Staat und Revolution

Der erste große Versuch der Arbeiterklasse, den Kapitalismus zu stürzen und eine Arbeiterdemokratie zu schaffen, war die Pariser Kommune 1871. Hier wie auch später, nicht zuletzt in der erfolgreichen Russischen Revolution 1917, erwies es sich, dass die arbeitende Bevölkerung den alten Staatsapparat nicht einfach übernehmen konnte. Vielmehr war es nötig, die bürokratischen Strukturen und Unterdrückungsmechanismen unbrauchbar zu machen.

In „Staat und Revolution“ fasste Wladimir Lenin die grundlegenden Prinzipien eines Arbeiterstaates, wie sie die Pariser KommunardInnen entwickelt hatten, zusammen: Jederzeitige Wähl- und Abwählbarkeit aller Funktionäre, Rechenschaftspflicht, keinerlei Privilegien, Durchschnittslohn für Funktionsträger.
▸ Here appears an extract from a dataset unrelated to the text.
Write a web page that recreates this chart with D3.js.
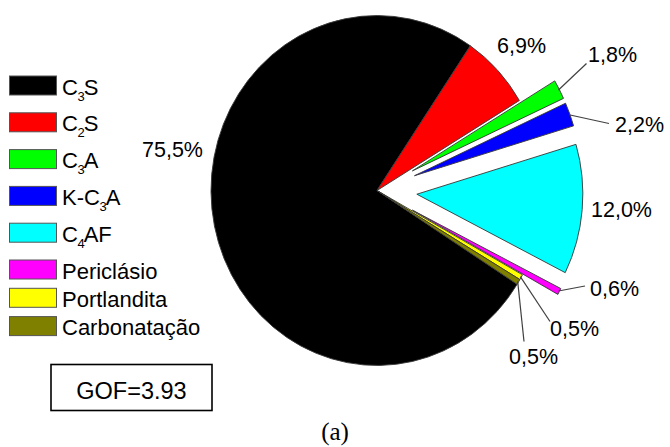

Die russischen Revolutionäre versuchten diese Prinzipien ebenfalls zu beherzigen – bevor sie von Stalin und seiner Bürokratenclique entmachtet wurden.
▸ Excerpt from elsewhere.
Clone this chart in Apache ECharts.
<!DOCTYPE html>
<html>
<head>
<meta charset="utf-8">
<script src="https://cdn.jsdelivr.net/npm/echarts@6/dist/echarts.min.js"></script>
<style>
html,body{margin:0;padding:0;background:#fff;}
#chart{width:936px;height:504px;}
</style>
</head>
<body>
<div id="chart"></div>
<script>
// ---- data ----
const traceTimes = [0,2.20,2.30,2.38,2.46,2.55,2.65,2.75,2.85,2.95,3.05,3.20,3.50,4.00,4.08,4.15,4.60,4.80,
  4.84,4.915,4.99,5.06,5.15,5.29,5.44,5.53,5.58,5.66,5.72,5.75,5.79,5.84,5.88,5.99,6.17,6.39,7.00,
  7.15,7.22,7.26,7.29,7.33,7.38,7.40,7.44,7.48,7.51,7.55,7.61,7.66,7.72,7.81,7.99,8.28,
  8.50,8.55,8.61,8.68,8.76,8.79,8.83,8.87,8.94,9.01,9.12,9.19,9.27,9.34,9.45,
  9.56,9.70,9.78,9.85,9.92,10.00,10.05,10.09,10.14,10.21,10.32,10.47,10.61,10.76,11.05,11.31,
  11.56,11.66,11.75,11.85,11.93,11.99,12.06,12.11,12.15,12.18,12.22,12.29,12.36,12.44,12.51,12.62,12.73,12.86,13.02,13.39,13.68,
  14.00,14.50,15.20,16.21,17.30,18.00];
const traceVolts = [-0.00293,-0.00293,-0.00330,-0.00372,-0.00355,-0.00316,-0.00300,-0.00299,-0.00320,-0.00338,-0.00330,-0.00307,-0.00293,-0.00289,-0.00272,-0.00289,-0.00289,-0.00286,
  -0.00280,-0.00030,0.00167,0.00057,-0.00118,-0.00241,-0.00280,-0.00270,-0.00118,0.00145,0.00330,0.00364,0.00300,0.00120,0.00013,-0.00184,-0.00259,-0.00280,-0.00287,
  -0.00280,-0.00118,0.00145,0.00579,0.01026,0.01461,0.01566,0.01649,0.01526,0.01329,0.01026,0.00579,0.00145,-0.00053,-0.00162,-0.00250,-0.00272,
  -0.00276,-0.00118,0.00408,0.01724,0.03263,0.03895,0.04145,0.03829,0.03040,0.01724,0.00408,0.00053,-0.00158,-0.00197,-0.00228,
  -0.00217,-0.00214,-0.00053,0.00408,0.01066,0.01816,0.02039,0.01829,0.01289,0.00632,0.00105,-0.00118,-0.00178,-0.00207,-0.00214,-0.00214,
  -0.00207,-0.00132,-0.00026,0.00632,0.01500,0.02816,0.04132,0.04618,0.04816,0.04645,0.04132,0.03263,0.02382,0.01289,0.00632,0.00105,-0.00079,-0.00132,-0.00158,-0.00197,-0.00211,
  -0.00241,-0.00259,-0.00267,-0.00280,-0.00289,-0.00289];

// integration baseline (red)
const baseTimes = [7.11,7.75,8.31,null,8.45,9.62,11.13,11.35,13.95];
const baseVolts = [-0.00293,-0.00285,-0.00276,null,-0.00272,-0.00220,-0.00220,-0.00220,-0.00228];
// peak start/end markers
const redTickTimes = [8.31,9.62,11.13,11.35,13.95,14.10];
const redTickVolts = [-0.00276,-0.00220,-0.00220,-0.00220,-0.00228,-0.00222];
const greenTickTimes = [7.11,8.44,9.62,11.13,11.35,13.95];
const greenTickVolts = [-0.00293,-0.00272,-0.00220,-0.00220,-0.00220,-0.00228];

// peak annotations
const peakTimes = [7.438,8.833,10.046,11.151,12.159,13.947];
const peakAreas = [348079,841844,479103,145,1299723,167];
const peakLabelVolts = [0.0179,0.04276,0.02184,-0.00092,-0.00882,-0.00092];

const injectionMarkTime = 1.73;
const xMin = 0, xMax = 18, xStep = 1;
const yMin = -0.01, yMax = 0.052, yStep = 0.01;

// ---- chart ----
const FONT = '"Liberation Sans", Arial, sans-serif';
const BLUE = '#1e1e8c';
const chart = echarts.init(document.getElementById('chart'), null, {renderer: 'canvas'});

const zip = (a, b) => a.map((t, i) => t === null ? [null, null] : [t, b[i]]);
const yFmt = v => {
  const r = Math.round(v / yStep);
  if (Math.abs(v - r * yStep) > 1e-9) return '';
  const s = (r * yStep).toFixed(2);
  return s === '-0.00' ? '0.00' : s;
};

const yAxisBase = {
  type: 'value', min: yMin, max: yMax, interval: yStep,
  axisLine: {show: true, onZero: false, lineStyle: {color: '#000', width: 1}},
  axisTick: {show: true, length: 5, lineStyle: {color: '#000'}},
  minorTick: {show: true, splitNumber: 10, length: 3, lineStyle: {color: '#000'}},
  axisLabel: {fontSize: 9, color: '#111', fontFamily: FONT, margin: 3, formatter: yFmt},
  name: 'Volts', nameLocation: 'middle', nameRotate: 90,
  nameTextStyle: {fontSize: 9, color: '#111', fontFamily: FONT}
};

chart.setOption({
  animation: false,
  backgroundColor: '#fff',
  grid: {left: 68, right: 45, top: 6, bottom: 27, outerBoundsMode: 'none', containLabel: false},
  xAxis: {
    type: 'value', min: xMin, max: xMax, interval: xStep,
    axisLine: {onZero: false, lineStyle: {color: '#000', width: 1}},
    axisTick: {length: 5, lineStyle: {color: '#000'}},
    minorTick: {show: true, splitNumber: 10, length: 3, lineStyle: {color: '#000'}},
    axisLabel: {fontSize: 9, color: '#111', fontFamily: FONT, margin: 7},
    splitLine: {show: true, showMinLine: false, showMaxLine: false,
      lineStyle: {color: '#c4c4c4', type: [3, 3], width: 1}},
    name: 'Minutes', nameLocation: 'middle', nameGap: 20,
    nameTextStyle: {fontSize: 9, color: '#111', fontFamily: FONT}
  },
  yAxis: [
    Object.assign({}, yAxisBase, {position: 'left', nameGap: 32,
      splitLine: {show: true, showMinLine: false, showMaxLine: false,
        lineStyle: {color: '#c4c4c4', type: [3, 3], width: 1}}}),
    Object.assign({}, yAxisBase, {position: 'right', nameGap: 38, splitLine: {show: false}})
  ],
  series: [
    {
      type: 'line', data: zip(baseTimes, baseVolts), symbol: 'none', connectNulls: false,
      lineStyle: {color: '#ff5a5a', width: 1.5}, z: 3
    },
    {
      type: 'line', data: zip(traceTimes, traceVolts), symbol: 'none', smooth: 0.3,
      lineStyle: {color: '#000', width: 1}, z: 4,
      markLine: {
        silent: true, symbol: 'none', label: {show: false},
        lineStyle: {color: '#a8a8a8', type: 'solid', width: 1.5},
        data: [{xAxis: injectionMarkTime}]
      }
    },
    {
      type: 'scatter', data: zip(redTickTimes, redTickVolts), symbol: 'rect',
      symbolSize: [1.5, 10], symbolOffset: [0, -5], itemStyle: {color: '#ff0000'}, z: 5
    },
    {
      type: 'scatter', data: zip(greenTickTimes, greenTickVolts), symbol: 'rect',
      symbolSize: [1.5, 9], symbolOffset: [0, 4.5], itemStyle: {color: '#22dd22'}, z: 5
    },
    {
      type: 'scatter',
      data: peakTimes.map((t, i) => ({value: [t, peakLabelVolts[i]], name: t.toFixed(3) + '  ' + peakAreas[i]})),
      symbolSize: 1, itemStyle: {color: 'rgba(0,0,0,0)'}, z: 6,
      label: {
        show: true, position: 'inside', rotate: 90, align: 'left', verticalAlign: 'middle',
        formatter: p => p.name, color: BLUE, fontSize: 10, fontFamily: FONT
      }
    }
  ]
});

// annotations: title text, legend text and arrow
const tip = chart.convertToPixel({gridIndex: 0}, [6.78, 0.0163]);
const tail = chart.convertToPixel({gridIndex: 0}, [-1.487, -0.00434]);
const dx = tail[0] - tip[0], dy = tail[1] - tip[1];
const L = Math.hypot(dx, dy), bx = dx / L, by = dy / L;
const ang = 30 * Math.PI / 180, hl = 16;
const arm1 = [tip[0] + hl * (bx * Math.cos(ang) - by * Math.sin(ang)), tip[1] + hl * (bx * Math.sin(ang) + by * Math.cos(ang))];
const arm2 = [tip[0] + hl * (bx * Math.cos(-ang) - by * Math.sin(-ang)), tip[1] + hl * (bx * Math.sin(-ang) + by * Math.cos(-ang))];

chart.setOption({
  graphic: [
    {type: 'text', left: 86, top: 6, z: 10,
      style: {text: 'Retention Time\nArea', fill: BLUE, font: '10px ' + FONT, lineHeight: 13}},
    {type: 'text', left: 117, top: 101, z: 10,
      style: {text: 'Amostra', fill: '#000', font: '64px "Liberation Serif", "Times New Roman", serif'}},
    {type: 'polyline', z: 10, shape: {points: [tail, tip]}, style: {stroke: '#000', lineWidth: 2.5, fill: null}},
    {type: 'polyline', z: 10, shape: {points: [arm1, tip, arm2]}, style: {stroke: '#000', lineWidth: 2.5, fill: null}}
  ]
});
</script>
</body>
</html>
Ob Kommune oder Sowjets – in diesen und anderen Revolutionen wurden in allen Bereichen (Betrieben, Universitäten, Stadtteilen oder Armee) Rätestrukturen gebildet, um die undemokratischen bürgerlichen Verhältnisse durch eine Rätedemokratie abzulösen.

Nach einer sozialistischen Veränderung werden staatliche Organe weiterhin benötigt, um die ökonomische und politische Macht der Bevölkerungsmehrheit abzusichern und die neue Gesellschaft zu organisieren. Aber nicht auf Dauer. In dem Maße, in dem Klassenunterschiede wegfallen und (auf der Basis von demokratischer Planung, Arbeitszeitverkürzung, Förderung von Bildung und Kultur) Schritte hin zu einer klassenlosen Gesellschaft gemacht werden, verschwindet die Notwendigkeit eines Staatsapparates. Der Arbeiterstaat wird allmählich überflüssig werden und „absterben“. Dann wird jede Form staatlicher Macht „ins Museum der Altertümer, neben das Spinnrad und die bronzene Axt“ (Engels) gehören.